_COLLECTED DATA_

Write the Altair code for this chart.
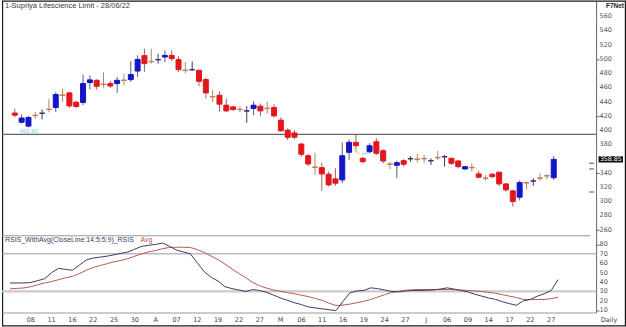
import json
import altair as alt
import pandas as pd

# ---------------- data ----------------
opens = [424, 411, 405.6, 421, 423.4, 429.4, 431.8, 449.5, 452.3, 439.2,
         438.8, 466.8, 470, 464.8, 465.4, 465.4, 470.4, 471, 483, 504.6,
         496.6, 498.6, 502.7, 505, 499, 484.4, 484.6, 484, 471, 447.1,
         449, 435, 432.6, 429.4, 426.6, 430.4, 433.6, 430.8, 431.8, 414,
         400, 396, 380.4, 364, 348.2, 347.2, 338, 331.4, 330, 368.8,
         382.8, 360.4, 369.6, 383.6, 371, 352.4, 350.6, 357, 359.4, 359.4,
         360.2, 356.6, 361.6, 362.2, 360.4, 356.6, 345.4, 347.6, 338.4, 332.8,
         338, 340.8, 324.4, 314.6, 305.7, 326.2, 328.2, 332.8, 336, 333]
highs = [430, 422, 419.6, 425.6, 429, 443.4, 453.2, 458.4, 453.7, 441,
         478, 477, 471.4, 481.2, 469, 474.7, 479.4, 497, 505, 514.4,
         514.4, 507.4, 512, 512, 503.6, 495.7, 496.6, 484.5, 473.8, 456,
         454.6, 444.4, 434, 433.6, 433.6, 440.6, 437.4, 439.7, 436.4, 417.8,
         402.4, 400, 382, 366.4, 368, 354.2, 341.6, 346.4, 382.8, 387,
         394.4, 362.6, 381.4, 388.4, 373, 355.6, 356.6, 359, 363.6, 366.4,
         365, 360.4, 371, 365, 361.2, 358, 349.6, 353.4, 342.6, 337,
         339.4, 341.6, 325.4, 316, 329, 327.6, 332.4, 339.4, 338, 363.6]
lows = [418, 409.4, 403.9, 416.4, 415, 424.8, 425.6, 439.7, 431.2, 431,
        435, 457.4, 457, 459.8, 459, 452.3, 463, 467.7, 474.7, 481.7,
        493.4, 493.4, 495.7, 497, 481.7, 480, 483, 461.6, 444.4, 439.7,
        425.6, 425.6, 427, 425.2, 410.2, 421, 419.6, 423.4, 417.8, 397.6,
        386, 387, 362.6, 349.6, 337, 315, 320.6, 321.6, 325.4, 358,
        368.8, 353.4, 367.4, 365, 353.4, 345, 332.4, 348.6, 355.6, 354.2,
        354.2, 351, 358, 348.6, 351, 346.4, 344, 341.6, 332.4, 329,
        332.4, 321.6, 313.6, 292.6, 301, 317, 321.6, 328.6, 331, 330]
closes = [421, 417, 417.8, 420.2, 424, 428.8, 450, 448.8, 434, 433.2,
          465.4, 470.6, 461.6, 464, 462, 470, 469.8, 478, 499.4, 493.4,
          496, 499.2, 505, 500.4, 485, 483.8, 485.2, 468.6, 452.2, 446.5,
          436.4, 427, 429, 428.8, 427.2, 435, 427, 430.2, 420, 399,
          389.8, 390, 366, 352.4, 347.6, 338.4, 323, 325.4, 364, 382.8,
          378, 355.6, 378, 367.4, 356.6, 351.8, 354.2, 352, 360, 358.8,
          359.6, 357.2, 361, 362.8, 353.4, 348.6, 348.6, 347, 333.8, 332.2,
          334.6, 324.4, 316, 299.6, 326.2, 325.6, 328.8, 332.2, 335.4, 358.85]

rsi = [39, 39, 39, 39.5, 41.5, 43.5, 50, 54.5, 53.5, 52.5,
       58, 63.5, 65.5, 66.5, 67.5, 69, 70.5, 72, 75, 78,
       79, 80, 81.5, 78, 74, 72, 70, 60.5, 51, 45,
       41, 35, 33, 31.5, 30, 32, 31, 29, 26, 23,
       20.5, 18, 16, 13.5, 12.5, 11.5, 10.5, 9.7, 19.5, 28.5,
       30.5, 31, 33.8, 33, 31.5, 30, 29.5, 30.5, 31, 31,
       31.2, 31.5, 32.5, 33.8, 32.5, 31, 29.5, 27, 25, 23,
       21.5, 19, 17, 15.3, 20, 21.5, 24.9, 27.5, 31, 42.6]
rsi_avg = [32.7, 33.2, 33.7, 35, 37, 39, 40.5, 42.5, 44.5, 46,
           49, 52.5, 55.5, 57.5, 59.5, 61.5, 63, 64.8, 67.5, 70,
           72, 73.5, 75.5, 76.8, 77, 77, 76.8, 74.5, 71.5, 67.5,
           63.8, 59, 54, 49, 44.5, 39.5, 36, 33.5, 31.5, 30.1,
           28.8, 27.5, 26, 24.5, 22.5, 20.5, 17.5, 15, 15.5, 16.5,
           18, 19.5, 21.5, 24, 26.5, 29, 30, 31.2, 31.8, 32,
           32, 32, 32, 32, 31.8, 31.5, 31, 30.6, 30, 29,
           28, 26.5, 25, 23.5, 21.5, 21.3, 21.3, 21.5, 22.3, 23.8]

x_tick_idx = [3, 6, 9, 12, 15, 18, 21, 24, 27, 30, 33, 36, 39, 42, 45, 48, 51,
              54, 57, 60, 63, 66, 69, 72, 75, 78]
x_tick_lab = ["08", "11", "16", "22", "25", "30", "A", "07", "12", "19", "22",
              "27", "M", "06", "11", "16", "19", "24", "27", "J", "06", "09",
              "14", "17", "22", "27"]
price_ticks = [260, 280, 300, 320, 340, 360, 380, 400, 420, 440, 460, 480,
               500, 520, 540, 560]
price_labels = [260, 280, 300, 320, 340, 380, 400, 420, 440, 460, 480,
                500, 520, 540, 560]  # 360 is covered by the last-price box
rsi_ticks = [10, 20, 30, 40, 50, 60, 70, 80]
level_line = [394]
side_marks = [353.4, 345.4, 313]
yellow_i, yellow_p = [49.6, 50.6], [374.4, 366.4]
cyan_i, cyan_p = [50.9, 51.9], [366.4, 368.2]
low_label_idx = 2
title = "1-Supriya Lifescience Limit - 28/06/22"
rsi_title = "RSIS_WithAvg(CloseLine:14:5:5:9)_RSIS"

# ---------------- tables ----------------
n = len(closes)
kinds = []
for o, c in zip(opens, closes):
    if abs(c - o) < 1.0:
        kinds.append("dup" if c > o else "ddn")
    else:
        kinds.append("up" if c > o else "down")
df = pd.DataFrame({"i": list(range(n)), "open": opens, "high": highs,
                   "low": lows, "close": closes, "kind": kinds,
                   "rsi": rsi, "avg": rsi_avg})

FONT = "Liberation Sans"
AXF = "DejaVu Sans"
W = 596
XDOM = [-1.15, 84.48]
xs = alt.Scale(domain=XDOM, nice=False, zero=False)
ys = alt.Scale(domain=[251.5, 582.1], nice=False, zero=False)
kdom = ["up", "down", "dup", "ddn"]
body_sc = alt.Scale(domain=kdom, range=["#1515c8", "#e3161c", "#3a3a70", "#b98460"])
wick_sc = alt.Scale(domain=kdom, range=["#5a5a8e", "#a06262", "#3a3a70", "#b98460"])


def yaxis(vals):
    return alt.Axis(orient="right", values=vals, title=None, grid=False,
                    labels=False, tickSize=3, tickColor="#666",
                    domainColor="#666")


def ylabels(vals, scale):
    return alt.Chart(pd.DataFrame({"v": vals})).mark_text(
        font=AXF, fontSize=6.5, color="#555", align="left",
        baseline="middle").encode(
        y=alt.Y("v:Q", scale=scale), x=alt.value(599.5), text="v:Q")


base = alt.Chart(df)

wicks = base.mark_rule(strokeWidth=1).encode(
    x=alt.X("i:Q", scale=xs, axis=None),
    y=alt.Y("low:Q", scale=ys, axis=yaxis(price_ticks)),
    y2="high:Q",
    color=alt.Color("kind:N", scale=wick_sc, legend=None),
)
bodies = base.mark_bar(size=5, strokeWidth=1).encode(
    x=alt.X("i:Q", scale=xs),
    y=alt.Y("open:Q", scale=ys),
    y2="close:Q",
    fill=alt.Fill("kind:N", scale=body_sc, legend=None),
    stroke=alt.Stroke("kind:N", scale=body_sc, legend=None),
)

level = alt.Chart(pd.DataFrame({"p": level_line})).mark_rule(
    color="#666", strokeWidth=1.3).encode(
    y=alt.Y("p:Q", scale=ys), x=alt.value(0), x2=alt.value(W))

marks = alt.Chart(pd.DataFrame({"p": side_marks})).mark_rule(
    color="#555", strokeWidth=1).encode(
    y=alt.Y("p:Q", scale=ys), x=alt.value(589), x2=alt.value(594))

yel = alt.Chart(pd.DataFrame({"i": yellow_i, "p": yellow_p})).mark_line(
    color="#f2e49a", strokeWidth=1.5).encode(
    x=alt.X("i:Q", scale=xs), y=alt.Y("p:Q", scale=ys))
cya = alt.Chart(pd.DataFrame({"i": cyan_i, "p": cyan_p})).mark_line(
    color="#a6e2ee", strokeWidth=1.5).encode(
    x=alt.X("i:Q", scale=xs), y=alt.Y("p:Q", scale=ys))

lowrow = df.iloc[[low_label_idx]].assign(lab=lambda d: d["low"].map(lambda v: f"{v:.2f}"))
lowlab = alt.Chart(lowrow).mark_text(
    font=FONT, fontSize=6, color="#7ccfe0", baseline="top", dy=0.5).encode(
    x=alt.X("i:Q", scale=xs), y=alt.Y("low:Q", scale=ys), text="lab:N")

last = closes[-1]
box_df = pd.DataFrame({"c": [last], "t": [last + 4.4], "b": [last - 4.4],
                       "lab": [f"{last:.2f}"]})
pbox = alt.Chart(box_df).mark_rect(color="#111").encode(
    y=alt.Y("t:Q", scale=ys), y2="b:Q", x=alt.value(598.5), x2=alt.value(623))
ptxt = alt.Chart(box_df).mark_text(
    font=AXF, fontSize=6.3, color="white", align="center", baseline="middle").encode(
    y=alt.Y("c:Q", scale=ys), x=alt.value(610.8), text="lab:N")

ttl = alt.Chart(pd.DataFrame({"t": [title]})).mark_text(
    font=FONT, fontSize=7.5, color="#3a3a3a", align="left", baseline="middle").encode(
    x=alt.value(3), y=alt.value(6), text="t:N")
f7 = alt.Chart(pd.DataFrame({"t": ["F7Net"]})).mark_text(
    font=FONT, fontSize=6.5, color="#222", fontWeight="bold", align="right",
    baseline="middle").encode(x=alt.value(624), y=alt.value(6), text="t:N")
frame = alt.Chart(pd.DataFrame({"t": [0]})).mark_rect(
    fill="transparent", stroke="#1a1a1a", strokeWidth=1.2).encode(
    x=alt.value(0.6), x2=alt.value(625.4), y=alt.value(0.6), y2=alt.value(326.4))

top = alt.layer(frame, level, wicks, bodies, yel, cya, marks, lowlab,
                ylabels(price_labels, ys), pbox, ptxt, ttl, f7).properties(
    width=W, height=236)

# ---------------- RSI panel ----------------
rs = alt.Scale(domain=[7.56, 89.2], nice=False, zero=False)

rsi_line = base.mark_line(color="#3b3b66", strokeWidth=1).encode(
    x=alt.X("i:Q", scale=xs, axis=alt.Axis(
        values=x_tick_idx, labels=False, title=None, grid=False,
        ticks=False, domainColor="#999")),
    y=alt.Y("rsi:Q", scale=rs, axis=yaxis(rsi_ticks)),
)
avg_line = base.mark_line(color="#b8574e", strokeWidth=1).encode(
    x=alt.X("i:Q", scale=xs), y=alt.Y("avg:Q", scale=rs))

xlabels = alt.Chart(pd.DataFrame({"i": x_tick_idx, "t": x_tick_lab})).mark_text(
    font=AXF, fontSize=6.5, color="#444", align="center", baseline="middle").encode(
    x=alt.X("i:Q", scale=xs), y=alt.value(84.5), text="t:N")

l70 = alt.Chart(pd.DataFrame({"v": [70]})).mark_rule(
    color="#9a9a9a", strokeWidth=1).encode(
    y=alt.Y("v:Q", scale=rs), x=alt.value(0), x2=alt.value(W))
l30 = alt.Chart(pd.DataFrame({"v": [30]})).mark_rule(
    color="#cbcbcb", strokeWidth=2.2).encode(
    y=alt.Y("v:Q", scale=rs), x=alt.value(0), x2=alt.value(W))
sep = alt.Chart(pd.DataFrame({"v": [0]})).mark_rule(
    color="#999", strokeWidth=1).encode(
    y=alt.value(0), x=alt.value(0), x2=alt.value(590))

rt1 = alt.Chart(pd.DataFrame({"t": [rsi_title]})).mark_text(
    font=FONT, fontSize=7, color="#3b3b66", align="left", baseline="middle").encode(
    x=alt.value(3), y=alt.value(4), text="t:N")
rt2 = alt.Chart(pd.DataFrame({"t": ["Avg"]})).mark_text(
    font=FONT, fontSize=7, color="#c0504a", align="left", baseline="middle").encode(
    x=alt.value(139), y=alt.value(4), text="t:N")
daily = alt.Chart(pd.DataFrame({"t": ["Daily"]})).mark_text(
    font=AXF, fontSize=6.5, color="#444", align="center", baseline="middle").encode(
    x=alt.value(609), y=alt.value(84.5), text="t:N")

bottom = alt.layer(sep, l30, l70, avg_line, rsi_line, xlabels,
                   ylabels(rsi_ticks, rs), rt1, rt2, daily).properties(
    width=W, height=77)

chart = alt.vconcat(top, bottom, spacing=0, bounds="flush").properties(
    padding=0, background="white"
).configure_view(strokeWidth=0)

chart.save("out.html", embed_options={"renderer": "svg", "actions": False})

_WHAT TO PRODUCE_
Return only the lines running from the top of the data to the line that holds "import pandas as pd". Include both of those lines, but skip the pictures.

_FINAL ANSWER_
Write the Altair code for this chart.
import json
import altair as alt
import pandas as pd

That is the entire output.